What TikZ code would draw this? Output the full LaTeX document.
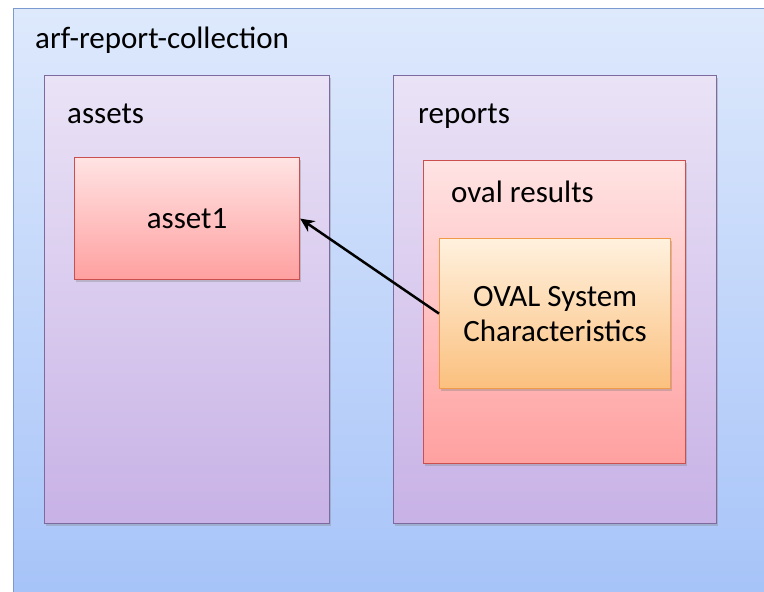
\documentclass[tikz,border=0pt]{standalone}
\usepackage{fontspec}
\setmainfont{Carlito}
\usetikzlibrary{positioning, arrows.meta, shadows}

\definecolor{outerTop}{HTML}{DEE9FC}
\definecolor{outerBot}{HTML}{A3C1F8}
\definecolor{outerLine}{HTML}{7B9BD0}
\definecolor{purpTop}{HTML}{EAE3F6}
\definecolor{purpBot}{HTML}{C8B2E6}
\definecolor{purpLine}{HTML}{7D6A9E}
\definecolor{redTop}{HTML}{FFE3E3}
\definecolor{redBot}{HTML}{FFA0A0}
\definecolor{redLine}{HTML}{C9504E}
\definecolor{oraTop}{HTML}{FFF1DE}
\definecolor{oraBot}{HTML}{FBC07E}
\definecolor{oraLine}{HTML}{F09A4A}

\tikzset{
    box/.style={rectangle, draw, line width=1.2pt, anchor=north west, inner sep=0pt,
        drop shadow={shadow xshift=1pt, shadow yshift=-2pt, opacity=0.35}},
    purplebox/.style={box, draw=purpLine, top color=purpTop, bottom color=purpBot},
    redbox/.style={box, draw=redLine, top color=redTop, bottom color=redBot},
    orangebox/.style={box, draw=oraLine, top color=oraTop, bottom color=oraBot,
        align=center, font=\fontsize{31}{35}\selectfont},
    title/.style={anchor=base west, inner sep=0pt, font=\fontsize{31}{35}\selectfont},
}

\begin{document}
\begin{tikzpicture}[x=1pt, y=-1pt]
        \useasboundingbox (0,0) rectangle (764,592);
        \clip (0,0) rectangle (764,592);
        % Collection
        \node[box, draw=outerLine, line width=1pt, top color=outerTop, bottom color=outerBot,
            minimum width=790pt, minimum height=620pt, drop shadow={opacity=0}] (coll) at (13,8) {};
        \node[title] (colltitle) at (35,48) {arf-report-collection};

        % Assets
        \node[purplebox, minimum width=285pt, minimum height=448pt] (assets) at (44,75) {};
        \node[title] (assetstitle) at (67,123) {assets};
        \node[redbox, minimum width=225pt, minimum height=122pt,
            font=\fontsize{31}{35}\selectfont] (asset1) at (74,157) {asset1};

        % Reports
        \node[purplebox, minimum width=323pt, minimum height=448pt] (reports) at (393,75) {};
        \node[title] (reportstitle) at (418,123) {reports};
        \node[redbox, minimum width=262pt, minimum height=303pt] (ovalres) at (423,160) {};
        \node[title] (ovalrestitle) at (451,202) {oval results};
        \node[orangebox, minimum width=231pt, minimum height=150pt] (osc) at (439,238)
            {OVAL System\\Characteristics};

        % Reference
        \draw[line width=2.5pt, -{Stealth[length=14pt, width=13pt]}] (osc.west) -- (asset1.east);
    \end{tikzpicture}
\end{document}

----

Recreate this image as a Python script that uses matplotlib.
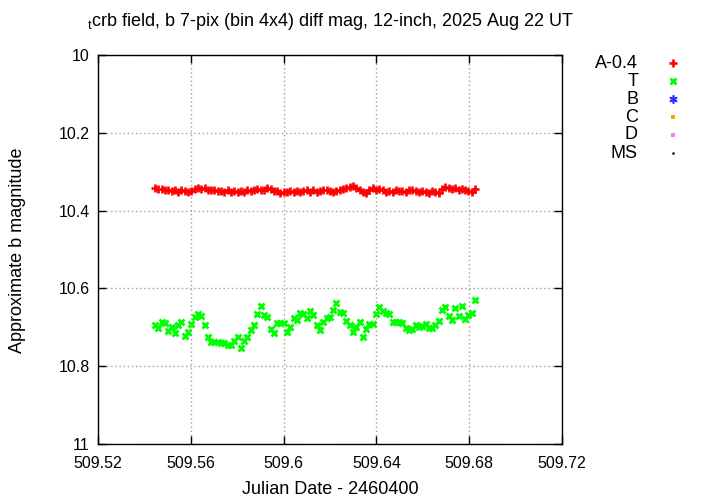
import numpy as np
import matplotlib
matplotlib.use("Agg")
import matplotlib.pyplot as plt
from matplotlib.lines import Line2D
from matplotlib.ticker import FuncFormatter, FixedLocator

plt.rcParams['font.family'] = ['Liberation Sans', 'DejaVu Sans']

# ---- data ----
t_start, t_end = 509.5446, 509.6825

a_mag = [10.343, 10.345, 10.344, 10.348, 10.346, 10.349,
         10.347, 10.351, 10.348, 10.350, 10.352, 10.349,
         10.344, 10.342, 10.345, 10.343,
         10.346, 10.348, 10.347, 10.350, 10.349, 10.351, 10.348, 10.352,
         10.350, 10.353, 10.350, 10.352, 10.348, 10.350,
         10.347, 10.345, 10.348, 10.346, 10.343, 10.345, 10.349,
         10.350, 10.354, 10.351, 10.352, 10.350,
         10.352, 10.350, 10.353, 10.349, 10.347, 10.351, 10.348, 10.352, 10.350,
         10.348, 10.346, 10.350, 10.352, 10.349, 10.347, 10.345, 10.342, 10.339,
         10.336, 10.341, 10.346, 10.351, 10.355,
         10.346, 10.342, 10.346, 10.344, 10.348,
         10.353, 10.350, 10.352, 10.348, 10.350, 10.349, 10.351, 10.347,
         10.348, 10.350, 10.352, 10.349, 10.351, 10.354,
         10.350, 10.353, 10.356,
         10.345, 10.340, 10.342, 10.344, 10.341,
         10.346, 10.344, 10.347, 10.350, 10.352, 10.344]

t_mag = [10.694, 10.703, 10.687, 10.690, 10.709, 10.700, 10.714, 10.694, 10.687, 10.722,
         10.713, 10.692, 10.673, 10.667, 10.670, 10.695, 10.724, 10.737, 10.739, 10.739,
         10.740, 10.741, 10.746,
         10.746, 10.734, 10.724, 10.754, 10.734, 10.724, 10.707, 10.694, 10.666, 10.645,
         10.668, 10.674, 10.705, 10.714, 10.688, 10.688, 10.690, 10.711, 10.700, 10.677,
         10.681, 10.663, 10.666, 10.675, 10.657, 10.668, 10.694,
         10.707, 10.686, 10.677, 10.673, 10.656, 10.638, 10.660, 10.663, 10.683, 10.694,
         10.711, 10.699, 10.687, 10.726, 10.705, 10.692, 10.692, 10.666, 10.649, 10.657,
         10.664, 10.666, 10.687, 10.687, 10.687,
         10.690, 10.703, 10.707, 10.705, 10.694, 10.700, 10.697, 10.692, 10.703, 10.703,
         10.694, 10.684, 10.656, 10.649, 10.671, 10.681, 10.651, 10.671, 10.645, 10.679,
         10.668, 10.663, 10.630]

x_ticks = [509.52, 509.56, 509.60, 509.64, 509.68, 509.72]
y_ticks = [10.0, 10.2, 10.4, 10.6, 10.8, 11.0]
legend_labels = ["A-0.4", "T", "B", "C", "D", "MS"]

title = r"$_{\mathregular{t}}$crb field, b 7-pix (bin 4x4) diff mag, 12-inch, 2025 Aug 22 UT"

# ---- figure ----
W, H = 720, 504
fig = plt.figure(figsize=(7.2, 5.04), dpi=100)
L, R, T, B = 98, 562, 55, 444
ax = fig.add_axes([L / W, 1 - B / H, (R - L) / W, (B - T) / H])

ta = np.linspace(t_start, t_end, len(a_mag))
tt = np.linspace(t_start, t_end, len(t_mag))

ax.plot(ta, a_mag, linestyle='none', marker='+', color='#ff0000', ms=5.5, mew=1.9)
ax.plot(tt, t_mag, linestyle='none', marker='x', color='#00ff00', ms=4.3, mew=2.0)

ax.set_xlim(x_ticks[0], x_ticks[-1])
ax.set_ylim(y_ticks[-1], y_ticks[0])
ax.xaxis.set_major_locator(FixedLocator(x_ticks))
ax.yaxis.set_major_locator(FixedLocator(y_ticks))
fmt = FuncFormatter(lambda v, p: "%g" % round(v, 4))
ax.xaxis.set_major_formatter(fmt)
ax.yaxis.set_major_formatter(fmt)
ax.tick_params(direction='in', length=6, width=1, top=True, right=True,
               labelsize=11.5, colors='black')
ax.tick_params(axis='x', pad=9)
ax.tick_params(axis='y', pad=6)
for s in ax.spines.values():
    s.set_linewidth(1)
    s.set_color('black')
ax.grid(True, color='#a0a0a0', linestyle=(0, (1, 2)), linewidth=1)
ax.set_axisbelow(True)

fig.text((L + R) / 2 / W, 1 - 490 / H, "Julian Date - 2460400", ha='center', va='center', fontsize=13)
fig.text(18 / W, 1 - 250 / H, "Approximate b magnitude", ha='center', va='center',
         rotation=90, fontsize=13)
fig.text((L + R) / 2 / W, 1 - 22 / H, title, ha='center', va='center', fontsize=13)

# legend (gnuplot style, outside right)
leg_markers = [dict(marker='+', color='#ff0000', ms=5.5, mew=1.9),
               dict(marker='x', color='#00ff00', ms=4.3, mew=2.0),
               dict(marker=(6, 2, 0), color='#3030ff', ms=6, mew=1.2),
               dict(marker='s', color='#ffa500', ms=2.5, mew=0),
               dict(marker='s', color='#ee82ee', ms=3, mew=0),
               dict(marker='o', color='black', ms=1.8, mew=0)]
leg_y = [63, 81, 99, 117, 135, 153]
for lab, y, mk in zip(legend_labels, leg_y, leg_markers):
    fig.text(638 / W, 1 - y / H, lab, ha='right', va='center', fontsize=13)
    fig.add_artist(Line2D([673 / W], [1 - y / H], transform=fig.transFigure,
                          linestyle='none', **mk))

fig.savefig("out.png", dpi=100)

----

● **What you need to do**
Using the records given above, list every line that includes the word "matplotlib".

● **Answer to this task**
Recreate this image as a Python script that uses matplotlib.
import matplotlib
matplotlib.use("Agg")
import matplotlib.pyplot as plt
from matplotlib.lines import Line2D
from matplotlib.ticker import FuncFormatter, FixedLocator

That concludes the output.